Travis J. Tritten reports: An obscure congressional committee was set to disband this fall after issuing apocalyptic warnings since 2001 about an attack it claimed could kill most of the U.S. population.
An electromagnetic pulse attack, or EMP, from a nuclear weapon detonated in the atmosphere could leave only about 30 million Americans alive and a “basically rural economy” where survivors would be forced to produce their own food and other goods, William Graham, chairman of the aptly named Commission to Assess the Threat to the United States from EMP Attack, told a House committee in 2008.
The Defense Department was set to let Graham’s long-standing commission expire in September, but Congress has just granted it a second life.
A new EMP commission with 12 lifetime appointees will be created by the House and Senate under the National Defense Authorization Act, a massive annual policy bill the lawmakers sent to President Trump’s desk last week. The president is expected to sign the NDAA.
The move to renew the commission’s work comes just as interest in EMP has spiked due to threats from North Korea. The regime, which is aggressively developing long-range nuclear weapons, claimed in September to have developed an H-bomb capable of a “super powerful EMP attack” on the U.S.
The new EMP commission will be tasked with looking into the “nature, magnitude and likelihood” of such threats, including military vulnerabilities.
Graham and the old commission recommended a new Cabinet secretary to deal with the threat and that the president declare an EMP attack justifies a preemptive or retaliatory nuclear strike.
The years of work and dire warnings have been met with skepticism and sometimes ridicule from experts.

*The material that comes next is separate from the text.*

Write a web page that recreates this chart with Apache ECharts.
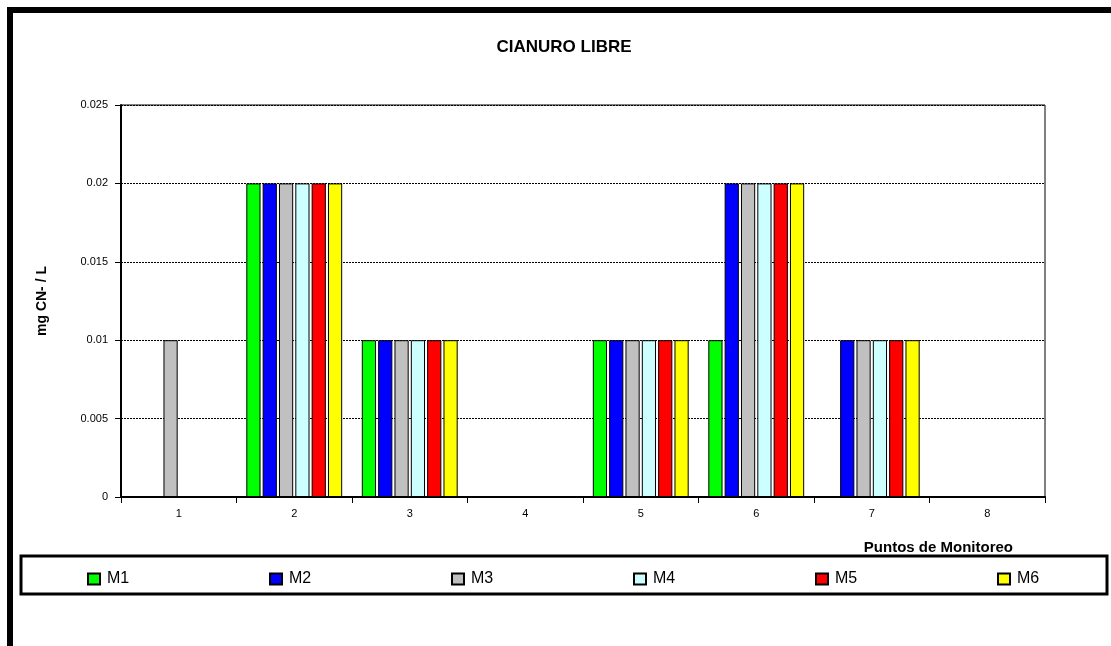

Graham has blamed “uninformed persons posturing as experts” for criticisms that the commission had overblown a theoretical and unrealistic threat.
“Just six months ago, some academics dismissed EMP Commission warnings and even literally laughed on National Public Radio at the idea North Korea could make an EMP attack,” Graham told a House Homeland Security subcommittee in October.
The academic was Jeffrey Lewis, a nuclear arms expert of the Middlebury Institute of International Studies, who was asked during an NPR interview in April about the possibility of North Korea EMP attack.
Lewis answered with a long, deep laugh. “Take that as a ‘no,’” the NPR reporter said.